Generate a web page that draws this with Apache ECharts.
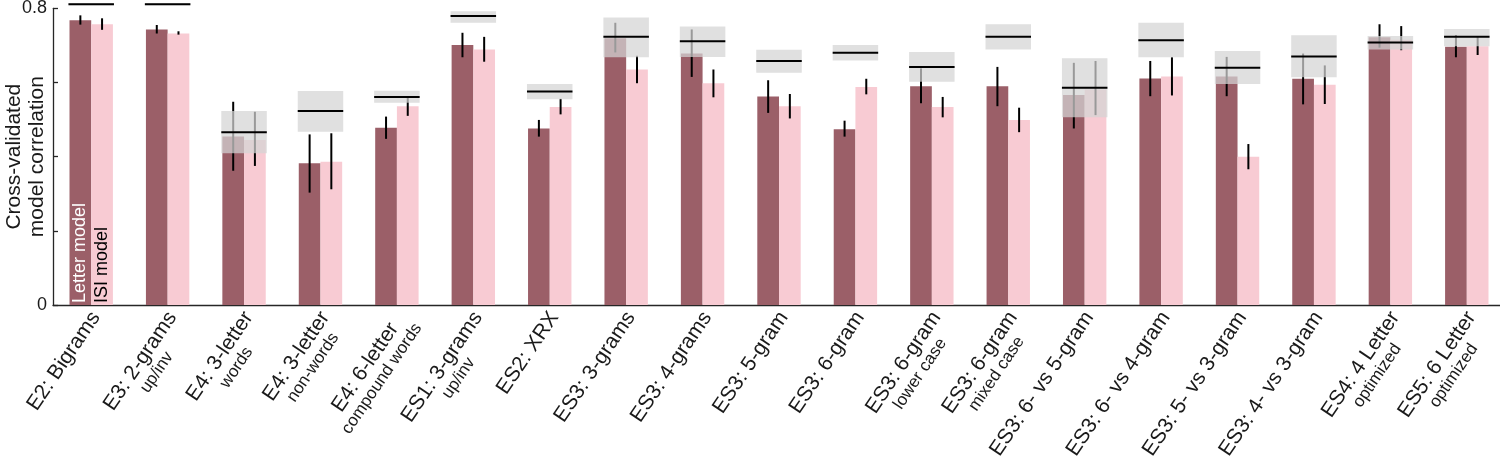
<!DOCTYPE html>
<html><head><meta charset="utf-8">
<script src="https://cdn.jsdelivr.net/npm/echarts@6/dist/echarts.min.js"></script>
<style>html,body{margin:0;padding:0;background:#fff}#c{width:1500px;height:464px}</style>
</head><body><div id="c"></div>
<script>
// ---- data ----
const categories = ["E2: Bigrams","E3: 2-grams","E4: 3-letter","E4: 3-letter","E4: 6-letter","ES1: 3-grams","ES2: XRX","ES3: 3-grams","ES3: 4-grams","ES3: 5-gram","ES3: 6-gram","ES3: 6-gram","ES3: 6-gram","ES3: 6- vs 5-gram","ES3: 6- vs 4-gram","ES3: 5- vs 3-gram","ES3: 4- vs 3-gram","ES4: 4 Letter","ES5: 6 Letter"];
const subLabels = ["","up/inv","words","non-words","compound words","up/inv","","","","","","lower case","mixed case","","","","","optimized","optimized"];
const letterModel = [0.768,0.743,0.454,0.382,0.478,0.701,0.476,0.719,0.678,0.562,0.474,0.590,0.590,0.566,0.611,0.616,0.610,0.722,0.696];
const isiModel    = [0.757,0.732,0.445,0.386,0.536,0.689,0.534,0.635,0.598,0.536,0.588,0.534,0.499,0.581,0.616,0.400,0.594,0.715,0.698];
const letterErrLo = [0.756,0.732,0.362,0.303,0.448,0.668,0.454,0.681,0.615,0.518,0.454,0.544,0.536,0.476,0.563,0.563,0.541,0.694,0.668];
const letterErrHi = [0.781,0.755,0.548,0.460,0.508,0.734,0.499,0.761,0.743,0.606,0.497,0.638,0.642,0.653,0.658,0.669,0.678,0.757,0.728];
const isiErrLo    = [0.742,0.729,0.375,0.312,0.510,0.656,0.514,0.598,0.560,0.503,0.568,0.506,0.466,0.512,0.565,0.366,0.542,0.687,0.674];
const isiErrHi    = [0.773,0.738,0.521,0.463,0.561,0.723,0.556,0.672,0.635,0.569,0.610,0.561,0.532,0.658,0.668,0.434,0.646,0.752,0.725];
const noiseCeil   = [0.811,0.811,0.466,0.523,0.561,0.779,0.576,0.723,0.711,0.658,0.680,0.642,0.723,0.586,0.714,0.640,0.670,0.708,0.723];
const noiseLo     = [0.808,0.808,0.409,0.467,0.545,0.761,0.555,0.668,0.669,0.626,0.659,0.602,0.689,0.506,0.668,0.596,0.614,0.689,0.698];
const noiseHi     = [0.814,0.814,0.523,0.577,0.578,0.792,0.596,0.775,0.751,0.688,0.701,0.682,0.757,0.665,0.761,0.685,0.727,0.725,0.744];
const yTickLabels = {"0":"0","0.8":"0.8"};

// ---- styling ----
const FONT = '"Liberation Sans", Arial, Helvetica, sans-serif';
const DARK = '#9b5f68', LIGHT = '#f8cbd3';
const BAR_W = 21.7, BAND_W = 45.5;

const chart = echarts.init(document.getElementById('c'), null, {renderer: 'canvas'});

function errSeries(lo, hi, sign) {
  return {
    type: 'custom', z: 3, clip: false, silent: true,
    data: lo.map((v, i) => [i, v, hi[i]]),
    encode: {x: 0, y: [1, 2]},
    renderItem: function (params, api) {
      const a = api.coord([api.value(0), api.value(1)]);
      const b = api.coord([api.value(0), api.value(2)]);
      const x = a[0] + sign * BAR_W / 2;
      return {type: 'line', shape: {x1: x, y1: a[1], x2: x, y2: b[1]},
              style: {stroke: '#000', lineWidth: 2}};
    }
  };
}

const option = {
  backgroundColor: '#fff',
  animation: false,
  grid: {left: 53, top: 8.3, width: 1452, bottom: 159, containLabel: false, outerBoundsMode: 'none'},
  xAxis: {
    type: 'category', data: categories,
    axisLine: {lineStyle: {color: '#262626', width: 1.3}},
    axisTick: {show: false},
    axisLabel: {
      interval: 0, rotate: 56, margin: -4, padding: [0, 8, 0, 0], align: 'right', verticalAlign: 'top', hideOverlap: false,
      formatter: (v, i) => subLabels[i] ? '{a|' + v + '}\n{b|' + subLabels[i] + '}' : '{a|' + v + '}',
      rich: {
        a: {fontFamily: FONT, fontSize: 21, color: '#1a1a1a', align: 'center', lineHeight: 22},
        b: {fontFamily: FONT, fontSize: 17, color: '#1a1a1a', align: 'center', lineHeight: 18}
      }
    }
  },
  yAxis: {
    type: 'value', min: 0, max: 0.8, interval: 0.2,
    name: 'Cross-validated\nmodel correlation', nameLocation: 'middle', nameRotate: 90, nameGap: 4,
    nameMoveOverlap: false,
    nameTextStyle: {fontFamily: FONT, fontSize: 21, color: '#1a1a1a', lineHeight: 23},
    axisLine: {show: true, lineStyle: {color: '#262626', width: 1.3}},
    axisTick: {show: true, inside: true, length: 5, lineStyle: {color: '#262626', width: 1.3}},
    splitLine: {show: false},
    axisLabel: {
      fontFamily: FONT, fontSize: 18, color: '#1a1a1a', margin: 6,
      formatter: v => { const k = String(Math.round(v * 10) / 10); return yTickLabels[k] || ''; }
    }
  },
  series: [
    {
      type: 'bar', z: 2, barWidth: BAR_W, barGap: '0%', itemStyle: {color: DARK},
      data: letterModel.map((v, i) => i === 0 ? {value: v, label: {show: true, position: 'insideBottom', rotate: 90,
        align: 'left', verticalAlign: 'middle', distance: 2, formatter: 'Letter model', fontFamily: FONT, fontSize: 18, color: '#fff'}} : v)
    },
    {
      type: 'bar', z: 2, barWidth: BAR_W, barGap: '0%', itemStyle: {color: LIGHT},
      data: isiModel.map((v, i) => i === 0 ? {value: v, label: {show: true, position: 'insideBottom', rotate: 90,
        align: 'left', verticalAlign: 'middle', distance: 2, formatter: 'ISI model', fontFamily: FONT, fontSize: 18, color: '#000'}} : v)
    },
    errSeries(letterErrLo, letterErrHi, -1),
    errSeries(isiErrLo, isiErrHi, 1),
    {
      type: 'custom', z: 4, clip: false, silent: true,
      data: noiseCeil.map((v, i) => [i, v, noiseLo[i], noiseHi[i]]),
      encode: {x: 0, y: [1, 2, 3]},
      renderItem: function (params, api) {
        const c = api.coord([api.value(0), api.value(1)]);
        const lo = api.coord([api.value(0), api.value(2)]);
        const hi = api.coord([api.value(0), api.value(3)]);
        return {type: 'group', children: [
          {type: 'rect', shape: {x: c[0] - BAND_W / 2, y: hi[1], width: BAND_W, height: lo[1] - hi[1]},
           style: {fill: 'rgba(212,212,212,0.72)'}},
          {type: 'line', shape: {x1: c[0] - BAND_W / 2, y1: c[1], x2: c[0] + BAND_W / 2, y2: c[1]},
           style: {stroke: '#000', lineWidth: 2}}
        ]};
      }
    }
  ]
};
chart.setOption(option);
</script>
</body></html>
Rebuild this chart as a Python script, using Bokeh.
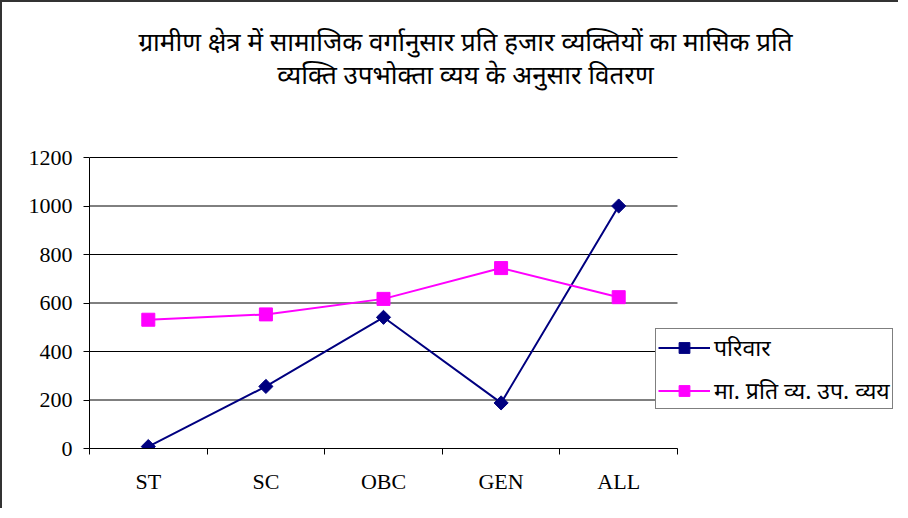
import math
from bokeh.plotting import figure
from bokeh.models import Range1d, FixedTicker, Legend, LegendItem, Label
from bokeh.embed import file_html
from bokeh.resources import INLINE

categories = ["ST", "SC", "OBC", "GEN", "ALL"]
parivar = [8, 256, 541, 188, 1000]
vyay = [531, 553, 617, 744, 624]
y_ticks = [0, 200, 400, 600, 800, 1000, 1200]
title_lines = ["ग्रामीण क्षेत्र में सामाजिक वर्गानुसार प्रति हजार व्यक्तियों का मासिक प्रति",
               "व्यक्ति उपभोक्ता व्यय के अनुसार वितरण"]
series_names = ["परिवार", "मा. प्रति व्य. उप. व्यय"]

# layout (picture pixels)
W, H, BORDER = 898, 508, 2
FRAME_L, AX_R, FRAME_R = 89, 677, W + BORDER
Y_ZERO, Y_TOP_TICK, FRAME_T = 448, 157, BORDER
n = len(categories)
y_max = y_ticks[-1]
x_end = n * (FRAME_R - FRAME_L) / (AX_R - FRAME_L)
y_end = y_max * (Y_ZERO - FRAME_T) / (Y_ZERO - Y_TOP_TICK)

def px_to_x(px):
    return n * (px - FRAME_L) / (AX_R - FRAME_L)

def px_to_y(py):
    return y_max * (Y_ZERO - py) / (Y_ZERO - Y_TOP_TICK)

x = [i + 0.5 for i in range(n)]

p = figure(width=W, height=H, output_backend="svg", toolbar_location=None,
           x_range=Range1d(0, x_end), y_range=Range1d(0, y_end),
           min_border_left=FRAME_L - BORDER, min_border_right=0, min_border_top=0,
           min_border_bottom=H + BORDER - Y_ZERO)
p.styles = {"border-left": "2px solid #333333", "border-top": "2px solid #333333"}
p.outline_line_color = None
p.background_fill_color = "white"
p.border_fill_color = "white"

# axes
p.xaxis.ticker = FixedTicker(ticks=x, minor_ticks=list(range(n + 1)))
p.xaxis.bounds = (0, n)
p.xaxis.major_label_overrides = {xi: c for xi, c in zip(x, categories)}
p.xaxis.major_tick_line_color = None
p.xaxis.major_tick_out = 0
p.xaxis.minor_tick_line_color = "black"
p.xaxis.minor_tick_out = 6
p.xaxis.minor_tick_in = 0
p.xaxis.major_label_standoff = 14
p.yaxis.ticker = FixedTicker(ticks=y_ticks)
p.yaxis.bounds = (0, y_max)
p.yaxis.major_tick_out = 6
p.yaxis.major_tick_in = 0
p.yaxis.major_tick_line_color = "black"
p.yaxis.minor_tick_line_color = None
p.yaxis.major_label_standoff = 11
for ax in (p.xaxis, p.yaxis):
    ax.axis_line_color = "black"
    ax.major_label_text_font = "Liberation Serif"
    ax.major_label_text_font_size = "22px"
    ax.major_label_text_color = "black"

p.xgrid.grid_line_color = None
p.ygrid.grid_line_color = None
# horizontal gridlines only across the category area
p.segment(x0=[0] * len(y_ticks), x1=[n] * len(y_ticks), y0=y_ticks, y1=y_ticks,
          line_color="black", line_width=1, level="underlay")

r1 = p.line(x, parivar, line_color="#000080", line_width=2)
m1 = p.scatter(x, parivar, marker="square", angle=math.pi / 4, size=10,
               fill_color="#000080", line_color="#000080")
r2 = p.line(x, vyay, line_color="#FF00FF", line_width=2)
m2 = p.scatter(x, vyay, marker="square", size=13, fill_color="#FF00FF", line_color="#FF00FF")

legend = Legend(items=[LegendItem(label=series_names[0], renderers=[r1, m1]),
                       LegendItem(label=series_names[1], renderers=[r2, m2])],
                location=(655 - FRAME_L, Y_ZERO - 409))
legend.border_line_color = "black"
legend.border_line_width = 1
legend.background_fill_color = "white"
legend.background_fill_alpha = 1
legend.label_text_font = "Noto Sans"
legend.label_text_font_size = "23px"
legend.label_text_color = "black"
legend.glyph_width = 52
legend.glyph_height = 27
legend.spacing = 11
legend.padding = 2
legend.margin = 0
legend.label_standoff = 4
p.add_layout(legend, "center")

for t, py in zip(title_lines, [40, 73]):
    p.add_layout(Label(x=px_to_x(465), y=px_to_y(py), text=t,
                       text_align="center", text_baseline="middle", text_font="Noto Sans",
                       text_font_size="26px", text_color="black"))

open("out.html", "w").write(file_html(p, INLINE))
+ + + + + + +
All lines holding the word "this" should be picked out and copied.

• Response to the task:
Generate a web page that draws this with Apache ECharts.
Rebuild this chart as a Python script, using Bokeh.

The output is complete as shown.